* _Dataset content_
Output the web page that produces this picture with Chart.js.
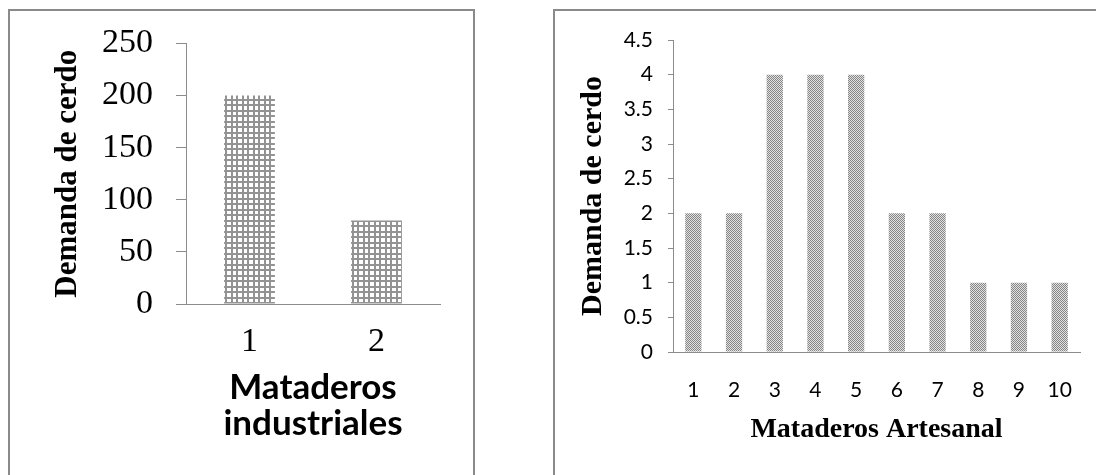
<!DOCTYPE html>
<html>
<head>
<meta charset="utf-8">
<script src="https://cdn.jsdelivr.net/npm/chart.js@4.4.0/dist/chart.umd.min.js"></script>
<style>
  html, body { margin: 0; padding: 0; width: 1096px; height: 475px; overflow: hidden; background: #fff; }
  .panel { position: absolute; border: 2px solid #8a8a8a; box-sizing: border-box; }
  #panelIndustrial { left: 8px; top: 9px; width: 467px; height: 540px; }
  #panelArtesanal { left: 553px; top: 9px; width: 620px; height: 540px; }
  canvas { position: absolute; top: 0; }
  #chartIndustrial { left: 0; }
  #chartArtesanal { left: 520px; }
</style>
</head>
<body>
<div class="panel" id="panelIndustrial"></div>
<div class="panel" id="panelArtesanal"></div>
<canvas id="chartIndustrial" width="520" height="475"></canvas>
<canvas id="chartArtesanal" width="576" height="475"></canvas>
<script>
// Demanda de cerdo por matadero
const industrialCategories = ['1', '2'];
const industrialDemand = [200, 80];
const industrialTicks = ['0', '50', '100', '150', '200', '250'];

const artesanalCategories = ['1', '2', '3', '4', '5', '6', '7', '8', '9', '10'];
const artesanalDemand = [2, 2, 4, 4, 4, 2, 2, 1, 1, 1];
const artesanalTicks = ['0', '0.5', '1', '1.5', '2', '2.5', '3', '3.5', '4', '4.5'];

const AXIS_GREY = '#8c8c8c';
const SERIF = "'Liberation Serif', 'Times New Roman', serif";
const SANS = "Lato, 'Open Sans', sans-serif";

// Hatch fills: a square grid for the industrial bars, a fine checker for the artisanal ones
function gridPattern() {
  const t = document.createElement('canvas');
  t.width = 11; t.height = 11;
  const g = t.getContext('2d');
  g.fillStyle = '#ffffff'; g.fillRect(0, 0, 11, 11);
  g.fillStyle = '#939393';
  g.fillRect(0, 0, 2, 11); g.fillRect(5, 0, 2, 11);
  g.fillRect(0, 0, 11, 2); g.fillRect(0, 5, 11, 2);
  return g.createPattern(t, 'repeat');
}
function checkerPattern() {
  const t = document.createElement('canvas');
  t.width = 2; t.height = 2;
  const g = t.getContext('2d');
  g.fillStyle = '#e2e2e2'; g.fillRect(0, 0, 2, 2);
  g.fillStyle = '#858585';
  g.fillRect(0, 0, 1, 1); g.fillRect(1, 1, 1, 1);
  return g.createPattern(t, 'repeat');
}

Chart.defaults.animation = false;
Chart.defaults.color = '#000';

new Chart(document.getElementById('chartIndustrial'), {
  type: 'bar',
  data: {
    labels: industrialCategories,
    datasets: [{
      data: industrialDemand,
      backgroundColor: gridPattern(),
      borderWidth: 0,
      barPercentage: 0.4,
      categoryPercentage: 1
    }]
  },
  options: {
    responsive: false,
    layout: { padding: { left: 0, right: 80, top: 39, bottom: 33 } },
    plugins: { legend: { display: false }, tooltip: { enabled: false } },
    scales: {
      x: {
        grid: { display: false },
        border: { display: true, color: AXIS_GREY, width: 1 },
        ticks: { font: { family: SERIF, size: 34 }, color: '#000', padding: 10 },
        title: {
          display: true,
          text: ['Mataderos', 'industriales'],
          font: { family: SANS, size: 35, weight: 'bold', lineHeight: 1.03 },
          color: '#000',
          padding: { top: 0, bottom: 0 }
        },
        afterFit: s => { s.height = 138; }
      },
      y: {
        min: 0, max: 250,
        ticks: {
          stepSize: 50,
          callback: (v, i) => industrialTicks[i],
          font: { family: SERIF, size: 34 },
          color: '#000',
          padding: 23
        },
        grid: { drawOnChartArea: false, drawTicks: true, tickLength: 10, color: AXIS_GREY },
        border: { display: true, color: AXIS_GREY, width: 1 },
        title: {
          display: true,
          text: 'Demanda de cerdo',
          font: { family: SERIF, size: 31, weight: 'bold', lineHeight: 1.2 },
          color: '#000',
          padding: { top: 49, bottom: 0 }
        },
        afterFit: s => { s.width = 186; }
      }
    }
  }
});

new Chart(document.getElementById('chartArtesanal'), {
  type: 'bar',
  data: {
    labels: artesanalCategories,
    datasets: [{
      data: artesanalDemand,
      backgroundColor: checkerPattern(),
      borderWidth: 0,
      barPercentage: 0.4,
      categoryPercentage: 1
    }]
  },
  options: {
    responsive: false,
    layout: { padding: { left: 0, right: 16, top: 40, bottom: 28 } },
    plugins: { legend: { display: false }, tooltip: { enabled: false } },
    scales: {
      x: {
        grid: { display: false },
        border: { display: true, color: AXIS_GREY, width: 1 },
        ticks: { font: { family: SANS, size: 21 }, color: '#000', padding: 18 },
        title: {
          display: true,
          text: 'Mataderos Artesanal',
          font: { family: SERIF, size: 28, weight: 'bold', lineHeight: 1.2 },
          color: '#000',
          padding: { top: 0, bottom: 0 }
        },
        afterFit: s => { s.height = 95; }
      },
      y: {
        min: 0, max: 4.5,
        ticks: {
          stepSize: 0.5,
          callback: (v, i) => artesanalTicks[i],
          font: { family: SANS, size: 21 },
          color: '#000',
          padding: 15
        },
        grid: { drawOnChartArea: false, drawTicks: true, tickLength: 5, color: AXIS_GREY },
        border: { display: true, color: AXIS_GREY, width: 1 },
        title: {
          display: true,
          text: 'Demanda de cerdo',
          font: { family: SERIF, size: 30, weight: 'bold', lineHeight: 1.2 },
          color: '#000',
          padding: { top: 55, bottom: 0 }
        },
        afterFit: s => { s.width = 153; }
      }
    }
  }
});
</script>
</body>
</html>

* _What this task involves_
Transcribe the preceding listing in its entirety and with exact wording, leaving out pictures.

* _Written solution_
Output the web page that produces this picture with Chart.js.
<!DOCTYPE html>
<html>
<head>
<meta charset="utf-8">
<script src="https://cdn.jsdelivr.net/npm/chart.js@4.4.0/dist/chart.umd.min.js"></script>
<style>
  html, body { margin: 0; padding: 0; width: 1096px; height: 475px; overflow: hidden; background: #fff; }
  .panel { position: absolute; border: 2px solid #8a8a8a; box-sizing: border-box; }
  #panelIndustrial { left: 8px; top: 9px; width: 467px; height: 540px; }
  #panelArtesanal { left: 553px; top: 9px; width: 620px; height: 540px; }
  canvas { position: absolute; top: 0; }
  #chartIndustrial { left: 0; }
  #chartArtesanal { left: 520px; }
</style>
</head>
<body>
<div class="panel" id="panelIndustrial"></div>
<div class="panel" id="panelArtesanal"></div>
<canvas id="chartIndustrial" width="520" height="475"></canvas>
<canvas id="chartArtesanal" width="576" height="475"></canvas>
<script>
// Demanda de cerdo por matadero
const industrialCategories = ['1', '2'];
const industrialDemand = [200, 80];
const industrialTicks = ['0', '50', '100', '150', '200', '250'];

const artesanalCategories = ['1', '2', '3', '4', '5', '6', '7', '8', '9', '10'];
const artesanalDemand = [2, 2, 4, 4, 4, 2, 2, 1, 1, 1];
const artesanalTicks = ['0', '0.5', '1', '1.5', '2', '2.5', '3', '3.5', '4', '4.5'];

const AXIS_GREY = '#8c8c8c';
const SERIF = "'Liberation Serif', 'Times New Roman', serif";
const SANS = "Lato, 'Open Sans', sans-serif";

// Hatch fills: a square grid for the industrial bars, a fine checker for the artisanal ones
function gridPattern() {
  const t = document.createElement('canvas');
  t.width = 11; t.height = 11;
  const g = t.getContext('2d');
  g.fillStyle = '#ffffff'; g.fillRect(0, 0, 11, 11);
  g.fillStyle = '#939393';
  g.fillRect(0, 0, 2, 11); g.fillRect(5, 0, 2, 11);
  g.fillRect(0, 0, 11, 2); g.fillRect(0, 5, 11, 2);
  return g.createPattern(t, 'repeat');
}
function checkerPattern() {
  const t = document.createElement('canvas');
  t.width = 2; t.height = 2;
  const g = t.getContext('2d');
  g.fillStyle = '#e2e2e2'; g.fillRect(0, 0, 2, 2);
  g.fillStyle = '#858585';
  g.fillRect(0, 0, 1, 1); g.fillRect(1, 1, 1, 1);
  return g.createPattern(t, 'repeat');
}

Chart.defaults.animation = false;
Chart.defaults.color = '#000';

new Chart(document.getElementById('chartIndustrial'), {
  type: 'bar',
  data: {
    labels: industrialCategories,
    datasets: [{
      data: industrialDemand,
      backgroundColor: gridPattern(),
      borderWidth: 0,
      barPercentage: 0.4,
      categoryPercentage: 1
    }]
  },
  options: {
    responsive: false,
    layout: { padding: { left: 0, right: 80, top: 39, bottom: 33 } },
    plugins: { legend: { display: false }, tooltip: { enabled: false } },
    scales: {
      x: {
        grid: { display: false },
        border: { display: true, color: AXIS_GREY, width: 1 },
        ticks: { font: { family: SERIF, size: 34 }, color: '#000', padding: 10 },
        title: {
          display: true,
          text: ['Mataderos', 'industriales'],
          font: { family: SANS, size: 35, weight: 'bold', lineHeight: 1.03 },
          color: '#000',
          padding: { top: 0, bottom: 0 }
        },
        afterFit: s => { s.height = 138; }
      },
      y: {
        min: 0, max: 250,
        ticks: {
          stepSize: 50,
          callback: (v, i) => industrialTicks[i],
          font: { family: SERIF, size: 34 },
          color: '#000',
          padding: 23
        },
        grid: { drawOnChartArea: false, drawTicks: true, tickLength: 10, color: AXIS_GREY },
        border: { display: true, color: AXIS_GREY, width: 1 },
        title: {
          display: true,
          text: 'Demanda de cerdo',
          font: { family: SERIF, size: 31, weight: 'bold', lineHeight: 1.2 },
          color: '#000',
          padding: { top: 49, bottom: 0 }
        },
        afterFit: s => { s.width = 186; }
      }
    }
  }
});

new Chart(document.getElementById('chartArtesanal'), {
  type: 'bar',
  data: {
    labels: artesanalCategories,
    datasets: [{
      data: artesanalDemand,
      backgroundColor: checkerPattern(),
      borderWidth: 0,
      barPercentage: 0.4,
      categoryPercentage: 1
    }]
  },
  options: {
    responsive: false,
    layout: { padding: { left: 0, right: 16, top: 40, bottom: 28 } },
    plugins: { legend: { display: false }, tooltip: { enabled: false } },
    scales: {
      x: {
        grid: { display: false },
        border: { display: true, color: AXIS_GREY, width: 1 },
        ticks: { font: { family: SANS, size: 21 }, color: '#000', padding: 18 },
        title: {
          display: true,
          text: 'Mataderos Artesanal',
          font: { family: SERIF, size: 28, weight: 'bold', lineHeight: 1.2 },
          color: '#000',
          padding: { top: 0, bottom: 0 }
        },
        afterFit: s => { s.height = 95; }
      },
      y: {
        min: 0, max: 4.5,
        ticks: {
          stepSize: 0.5,
          callback: (v, i) => artesanalTicks[i],
          font: { family: SANS, size: 21 },
          color: '#000',
          padding: 15
        },
        grid: { drawOnChartArea: false, drawTicks: true, tickLength: 5, color: AXIS_GREY },
        border: { display: true, color: AXIS_GREY, width: 1 },
        title: {
          display: true,
          text: 'Demanda de cerdo',
          font: { family: SERIF, size: 30, weight: 'bold', lineHeight: 1.2 },
          color: '#000',
          padding: { top: 55, bottom: 0 }
        },
        afterFit: s => { s.width = 153; }
      }
    }
  }
});
</script>
</body>
</html>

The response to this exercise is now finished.